US30 - Moves to One Month High above 26900 as Fed Needs to Act Fast
For the last week the US30 index has moved well moving through to a one month high above 26900 which has seen it break out of its recent trading range. For the last month the US30 Index has traded back and forth around the key 26000 level as its volatility has doubled in that period. During that time it found support at 25200 and this level was established after it suffered its largest falls this year dropping sharply from near its all time highs down to its lowest levels in two months near 25000 a month ago.

It was also meeting resistance around 26400, however this has now been broken and this level may offer some support should it decline in the next few days.

In the first week of July, the index consolidated a little in a narrow range roughly between 26500 and 26900, and it used that period of consolidating to great effect pushing higher to the new highs.

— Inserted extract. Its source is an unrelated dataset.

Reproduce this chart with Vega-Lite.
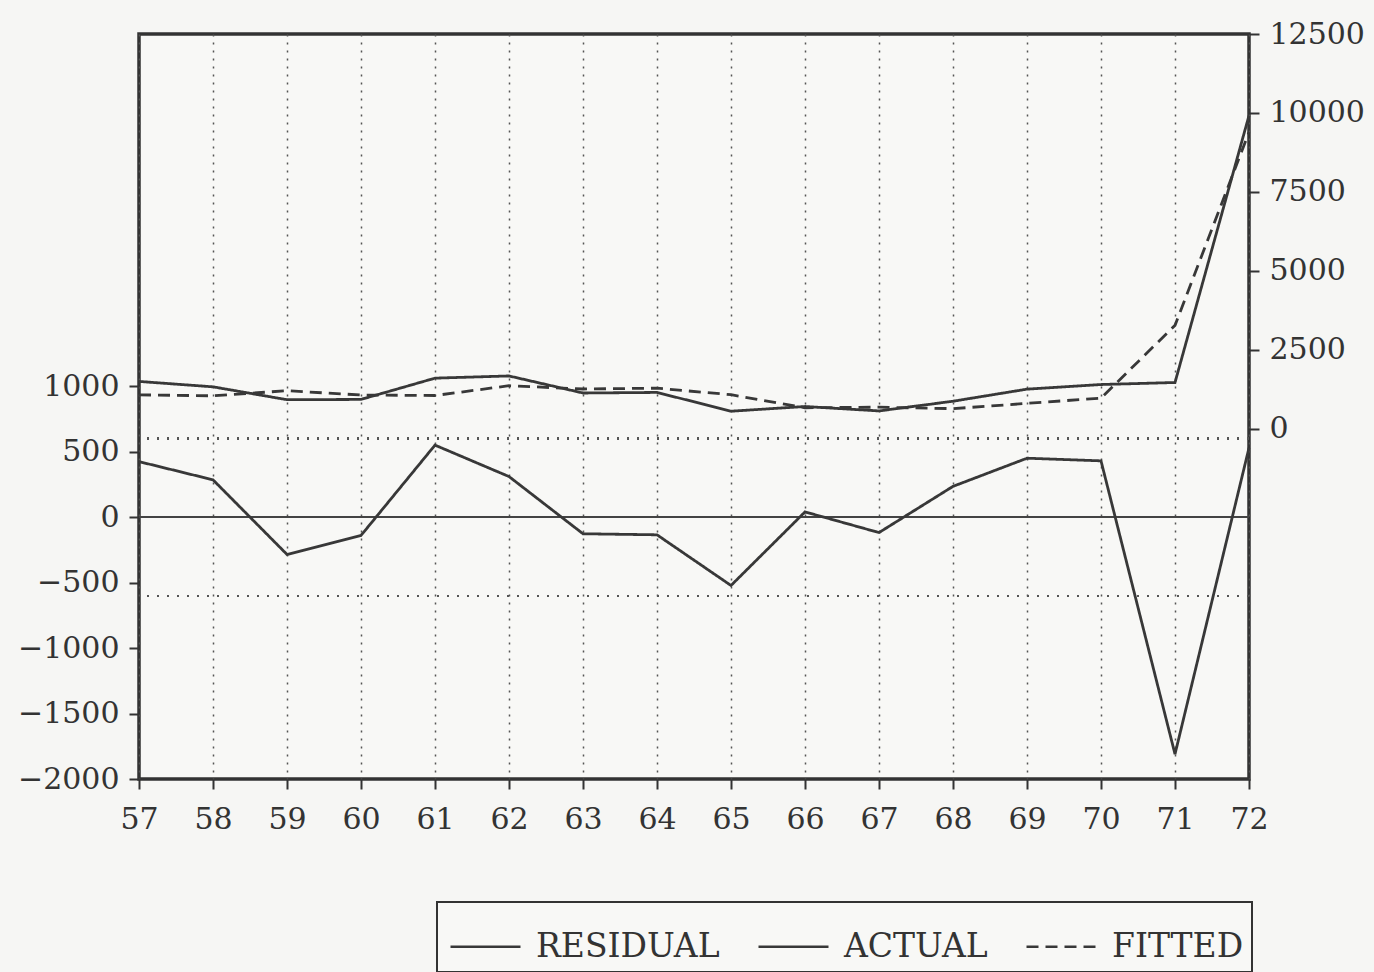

The consolidation is also of little surprise after its price action over the few weeks beforehand. In early June the US30 index rallied strongly to return to back above the 25000 level and continue beyond another key level in 26000 to reach a then one month high, before consolidating a little and enjoying some support from 26000.

Given the significance of the 26000 level, there was little surprise that the index enjoyed some support from this level as it consolidated and it now finds itself moving higher on the back of that support. Despite its excursion below 25000 in late May, this level remained likely to offer some support to the index. The month of May saw a strong decline for the index moving from a near all time high around 26700 down to its recent four month low.

St. Louis Federal Reserve (Fed) President James Bullard has been outspoken this week about what he believes the Fed should do to align itself with market expectations.  He believes the Fed should cut interest rates by 50 basis points in two weeks time at its next meeting as the market is expecting it.  In July, the Fed reduced borrowing costs by a quarter point, its first rate cut since 2008.It is rare for central bank officials to admit that financial markets should dictate policy, however “in this situation I would respect the market signal,” Bullard said. “We should have a robust debate about moving 50 basis points at this meeting ... It’d be better in my mind to go ahead and get realigned right now,” rather than moving only a quarter point in September and again in October.“Why do that? Why not just get to the right point today?”, he added.  Recent economic data showed the U.S. manufacturing sector had contracted for the first time in three years amid slowing global economic growth and as the United States and China continue with adding tariffs.